The technology This issue demonstrates both the benefit and the risk of using an Open Ethernet architecture instead of the *PON architectures favored by the ILECs.
"PON systems are proprietary," says Christensen. "They're not based on standards. They're based on the GPON recommendation. There's no interoperability between equipment from different vendors."
But you get all your equipment from one vendor, and it's guaranteed to work.
"Active Ethernet guarantees interoperability because it's a standard. But it's more challenging to implement, to get equipment from different manufacturers to work together. But the reward is great: you're not beholden to single manufacturer."
So if the maker of the CPE that's currently on iProvo fails to implement SIP natively, Broadweave can get equipment from another manufacturer.
Politics Will it work? It helps that the company is local. Broadweave's four founders all have ties to Provo. One co-founder, Robert Frankenberg, is a former CEO of Novell, which is based in Provo. The other three co-founders also have ties to Provo and to the local university, Brigham Young University (BYU).
But it's a tough situation. Some detractors of the sale of the network say that Broadweave cannot handle a network as big as iProvo. On the other hand, if Broadweave succeeds and makes the network profitable, those same detractors may say that the city was ripped off and that Broadweave didn't pay enough for the network.
Christensen says he's just focused on making this a success. "Our number run prioirity right now is success in iProvo. We want to make the change from government run to a financially successful private enterprise."
Of course, if it works, it won't stop at Provo. "We want to hit the ball out of the park. There are a lot of struggling FTTH opportunities out there. We will build a case study."
Christensen believes that open networks are doomed to fail, and that the financial realities will leave many more struggling. If he turns iProvo around from struggling government-run network to profitable private enterprise, he will have a strong argument.

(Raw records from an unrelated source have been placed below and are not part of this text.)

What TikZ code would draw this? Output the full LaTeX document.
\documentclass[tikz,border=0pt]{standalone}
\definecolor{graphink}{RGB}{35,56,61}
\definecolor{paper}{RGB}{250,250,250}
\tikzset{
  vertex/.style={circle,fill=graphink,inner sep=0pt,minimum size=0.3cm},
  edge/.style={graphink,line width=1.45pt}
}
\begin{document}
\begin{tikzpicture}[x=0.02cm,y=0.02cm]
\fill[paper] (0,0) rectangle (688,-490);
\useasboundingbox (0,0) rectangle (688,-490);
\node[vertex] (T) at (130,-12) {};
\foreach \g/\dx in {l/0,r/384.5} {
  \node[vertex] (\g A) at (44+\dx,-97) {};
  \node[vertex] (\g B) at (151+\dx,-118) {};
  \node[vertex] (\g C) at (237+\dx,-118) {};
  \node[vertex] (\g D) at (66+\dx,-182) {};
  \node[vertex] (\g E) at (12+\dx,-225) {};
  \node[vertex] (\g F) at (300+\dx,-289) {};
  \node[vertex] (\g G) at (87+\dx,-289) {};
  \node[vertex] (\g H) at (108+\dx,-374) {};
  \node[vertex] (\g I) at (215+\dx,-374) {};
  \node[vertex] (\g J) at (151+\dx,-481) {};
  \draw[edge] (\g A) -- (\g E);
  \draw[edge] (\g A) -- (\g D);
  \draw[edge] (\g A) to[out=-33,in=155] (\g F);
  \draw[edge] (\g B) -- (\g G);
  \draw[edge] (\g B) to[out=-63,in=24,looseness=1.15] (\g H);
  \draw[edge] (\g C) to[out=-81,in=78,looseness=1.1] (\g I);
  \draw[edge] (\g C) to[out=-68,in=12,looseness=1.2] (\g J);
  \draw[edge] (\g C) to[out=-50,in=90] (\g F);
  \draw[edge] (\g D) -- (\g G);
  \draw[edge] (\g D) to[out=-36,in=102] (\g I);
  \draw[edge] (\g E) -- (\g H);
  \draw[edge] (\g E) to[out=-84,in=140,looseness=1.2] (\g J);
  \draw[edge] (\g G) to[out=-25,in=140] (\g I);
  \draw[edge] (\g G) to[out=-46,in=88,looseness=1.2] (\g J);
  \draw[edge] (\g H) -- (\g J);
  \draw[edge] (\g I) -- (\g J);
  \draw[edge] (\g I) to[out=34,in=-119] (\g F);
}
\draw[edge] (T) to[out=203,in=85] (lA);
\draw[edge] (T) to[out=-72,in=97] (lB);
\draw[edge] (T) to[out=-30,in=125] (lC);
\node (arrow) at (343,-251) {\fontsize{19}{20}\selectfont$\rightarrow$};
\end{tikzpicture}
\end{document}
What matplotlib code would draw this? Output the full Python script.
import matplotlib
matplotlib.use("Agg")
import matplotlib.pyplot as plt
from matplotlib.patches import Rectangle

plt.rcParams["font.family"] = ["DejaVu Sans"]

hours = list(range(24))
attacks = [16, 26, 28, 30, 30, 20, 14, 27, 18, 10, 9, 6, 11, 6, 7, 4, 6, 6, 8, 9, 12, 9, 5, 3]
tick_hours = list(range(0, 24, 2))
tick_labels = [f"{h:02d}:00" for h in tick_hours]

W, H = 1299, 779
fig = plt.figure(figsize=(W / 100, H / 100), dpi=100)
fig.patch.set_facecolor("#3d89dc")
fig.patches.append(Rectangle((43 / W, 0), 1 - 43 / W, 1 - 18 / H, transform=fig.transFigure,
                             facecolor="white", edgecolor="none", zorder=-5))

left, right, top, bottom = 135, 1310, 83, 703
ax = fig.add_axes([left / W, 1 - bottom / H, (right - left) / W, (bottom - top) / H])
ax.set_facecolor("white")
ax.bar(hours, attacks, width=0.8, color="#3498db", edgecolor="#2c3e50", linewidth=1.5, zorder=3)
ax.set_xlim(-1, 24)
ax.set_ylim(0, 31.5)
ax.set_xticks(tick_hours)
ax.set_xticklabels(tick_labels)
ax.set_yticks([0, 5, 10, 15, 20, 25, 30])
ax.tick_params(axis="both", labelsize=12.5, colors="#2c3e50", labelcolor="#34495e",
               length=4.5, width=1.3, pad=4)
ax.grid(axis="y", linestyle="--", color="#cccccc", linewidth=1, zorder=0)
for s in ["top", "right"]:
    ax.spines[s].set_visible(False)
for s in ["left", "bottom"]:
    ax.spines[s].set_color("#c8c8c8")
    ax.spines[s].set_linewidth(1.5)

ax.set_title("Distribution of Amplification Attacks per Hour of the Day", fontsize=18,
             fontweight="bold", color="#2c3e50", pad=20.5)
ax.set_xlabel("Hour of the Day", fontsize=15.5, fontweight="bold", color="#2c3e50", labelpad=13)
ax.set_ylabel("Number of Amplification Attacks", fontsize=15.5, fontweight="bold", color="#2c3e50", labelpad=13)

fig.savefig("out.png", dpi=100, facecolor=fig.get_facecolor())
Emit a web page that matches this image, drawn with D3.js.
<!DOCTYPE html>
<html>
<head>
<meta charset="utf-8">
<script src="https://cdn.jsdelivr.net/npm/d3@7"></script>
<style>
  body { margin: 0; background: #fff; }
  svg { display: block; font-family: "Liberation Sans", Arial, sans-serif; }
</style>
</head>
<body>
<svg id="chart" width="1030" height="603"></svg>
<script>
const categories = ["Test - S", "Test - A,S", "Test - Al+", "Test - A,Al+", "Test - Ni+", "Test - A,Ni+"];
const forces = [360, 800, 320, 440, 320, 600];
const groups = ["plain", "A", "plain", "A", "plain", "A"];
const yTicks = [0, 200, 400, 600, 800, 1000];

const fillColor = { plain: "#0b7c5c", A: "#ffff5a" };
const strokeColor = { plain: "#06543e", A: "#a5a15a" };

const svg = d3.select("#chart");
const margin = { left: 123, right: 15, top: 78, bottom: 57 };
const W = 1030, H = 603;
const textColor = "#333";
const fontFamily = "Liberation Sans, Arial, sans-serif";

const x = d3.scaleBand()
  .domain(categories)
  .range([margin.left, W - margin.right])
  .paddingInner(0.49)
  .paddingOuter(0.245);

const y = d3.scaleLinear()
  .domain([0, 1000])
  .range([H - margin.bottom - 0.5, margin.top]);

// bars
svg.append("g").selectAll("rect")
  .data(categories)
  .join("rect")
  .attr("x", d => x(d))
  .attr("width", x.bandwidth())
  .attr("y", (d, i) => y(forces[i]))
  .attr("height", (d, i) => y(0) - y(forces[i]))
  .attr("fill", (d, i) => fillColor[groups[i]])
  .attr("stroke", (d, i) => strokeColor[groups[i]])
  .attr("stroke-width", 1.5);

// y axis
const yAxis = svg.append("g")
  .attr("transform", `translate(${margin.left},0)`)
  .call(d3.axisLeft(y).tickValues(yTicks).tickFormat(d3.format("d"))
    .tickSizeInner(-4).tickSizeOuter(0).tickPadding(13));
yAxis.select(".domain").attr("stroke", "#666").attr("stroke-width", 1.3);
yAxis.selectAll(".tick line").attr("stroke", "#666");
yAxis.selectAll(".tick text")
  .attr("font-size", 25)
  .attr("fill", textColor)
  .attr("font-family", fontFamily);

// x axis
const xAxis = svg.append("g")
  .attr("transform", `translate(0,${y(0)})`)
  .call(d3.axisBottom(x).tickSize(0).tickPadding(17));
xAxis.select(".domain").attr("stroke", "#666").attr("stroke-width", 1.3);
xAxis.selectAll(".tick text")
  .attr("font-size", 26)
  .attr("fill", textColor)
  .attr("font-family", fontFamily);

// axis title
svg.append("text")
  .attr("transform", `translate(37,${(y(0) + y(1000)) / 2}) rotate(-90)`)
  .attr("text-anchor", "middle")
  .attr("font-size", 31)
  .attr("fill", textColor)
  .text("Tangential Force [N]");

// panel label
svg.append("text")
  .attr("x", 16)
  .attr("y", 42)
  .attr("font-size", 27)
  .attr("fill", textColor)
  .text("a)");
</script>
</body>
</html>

But the community is not yet on his side. The city council vote authorizing the sale was a 4-3 win, and council meetings lasted until midnight. It will not be easy. It's a story that every ISP should watch, because it's not just about Provo. It's about whether and how governments should build networks, and the moral of the story is yet to be told.
It's the type of drama that Broadweave, initially, planned to avoid by working with only greenfield projects.